Conduct an F-test on Gimli and Legolas

var.test(gimli, legolas)

## 
##  F test to compare two variances
## 
## data:  gimli and legolas
## F = 1.4787, num df = 49, denom df = 49, p-value = 0.1745
## alternative hypothesis: true ratio of variances is not equal to 1
## 95 percent confidence interval:
##  0.8391182 2.6057208
## sample estimates:
## ratio of variances 
##           1.478684

We do not find signifcant evidence and fail to reject the null hypothesis that there is no differece in the variance between the group of Gimli and Legolas actors.

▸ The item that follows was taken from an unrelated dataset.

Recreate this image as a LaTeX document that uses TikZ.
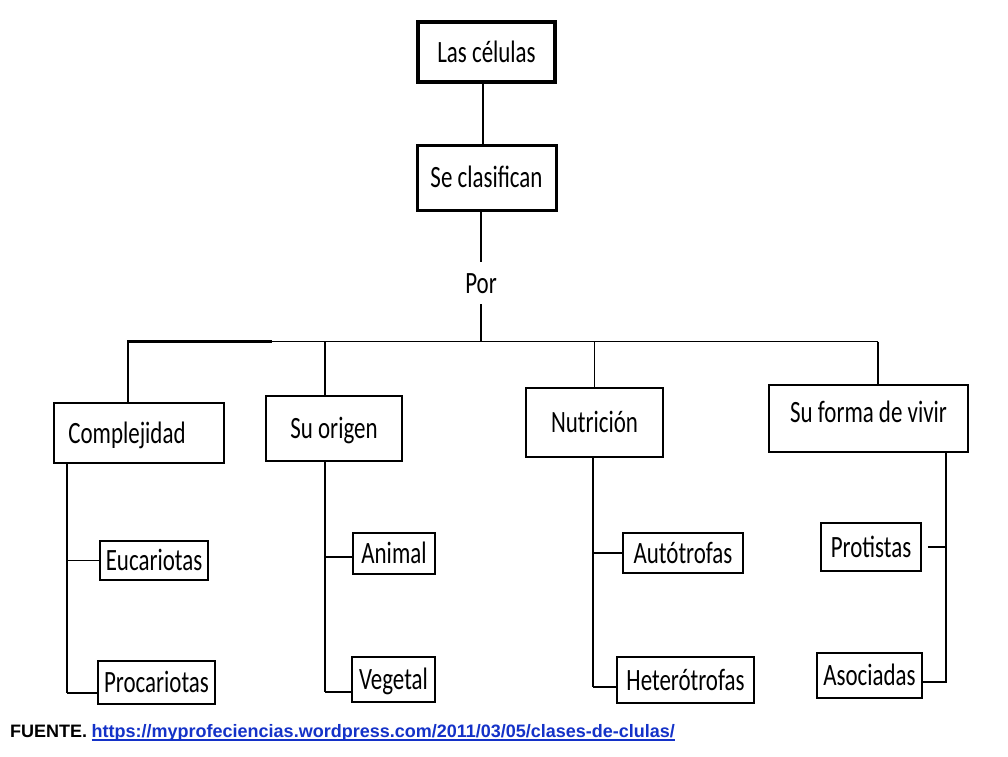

Run correlation tests for each species within the Iris Dataset to compare Sepal Length and Sepal Width

setosa = subset(iris, iris$Code =="1")
versicolor = subset(iris, iris$Code =="2")
virginica = subset(iris, iris$Code =="3")
cor.test(setosa$Sepal.Length, setosa$Sepal.Width)

## 
##  Pearson's product-moment correlation
## 
## data:  setosa$Sepal.Length and setosa$Sepal.Width
## t = 7.6807, df = 48, p-value = 6.71e-10
## alternative hypothesis: true correlation is not equal to 0
## 95 percent confidence interval:
##  0.5851391 0.8460314
## sample estimates:
##       cor 
## 0.7425467

cor.test(versicolor$Sepal.Length, versicolor$Sepal.Width)

## 
##  Pearson's product-moment correlation
## 
## data:  versicolor$Sepal.Length and versicolor$Sepal.Width
## t = 4.2839, df = 48, p-value = 8.772e-05
## alternative hypothesis: true correlation is not equal to 0
## 95 percent confidence interval:
##  0.2900175 0.7015599
## sample estimates:
##       cor 
## 0.5259107

cor.test(virginica$Sepal.Length, virginica$Sepal.Width)

## 
##  Pearson's product-moment correlation
## 
## data:  virginica$Sepal.Length and virginica$Sepal.Width
## t = 3.5619, df = 48, p-value = 0.0008435
## alternative hypothesis: true correlation is not equal to 0
## 95 percent confidence interval:
##  0.2049657 0.6525292
## sample estimates:
##       cor 
## 0.4572278

We find significant evidence to reject the null hypothesis that there is a significant correlation between the Sepal Length and the Sepal Width for the Setosa, Versicolor, and Virginica species of iris.

Run a Chi Squared test on the Deer Dataset

chisq.test(table(deer$Month))

## 
##  Chi-squared test for given probabilities
## 
## data:  table(deer$Month)
## X-squared = 997.07, df = 11, p-value < 2.2e-16

chisq.test(table(deer$Tb,deer$Farm))

## Warning in chisq.test(table(deer$Tb, deer$Farm)): Chi-squared approximation may
## be incorrect

## 
##  Pearson's Chi-squared test
## 
## data:  table(deer$Tb, deer$Farm)
## X-squared = 129.09, df = 26, p-value = 1.243e-15

We find statistically significant evidence to reject the null hypothesis, the number of deer caught per month is not uniform. Similarly, we find significant evidence to reject the null hypothesis, the cases of tuberculosis are not uniformly distributed across all farms.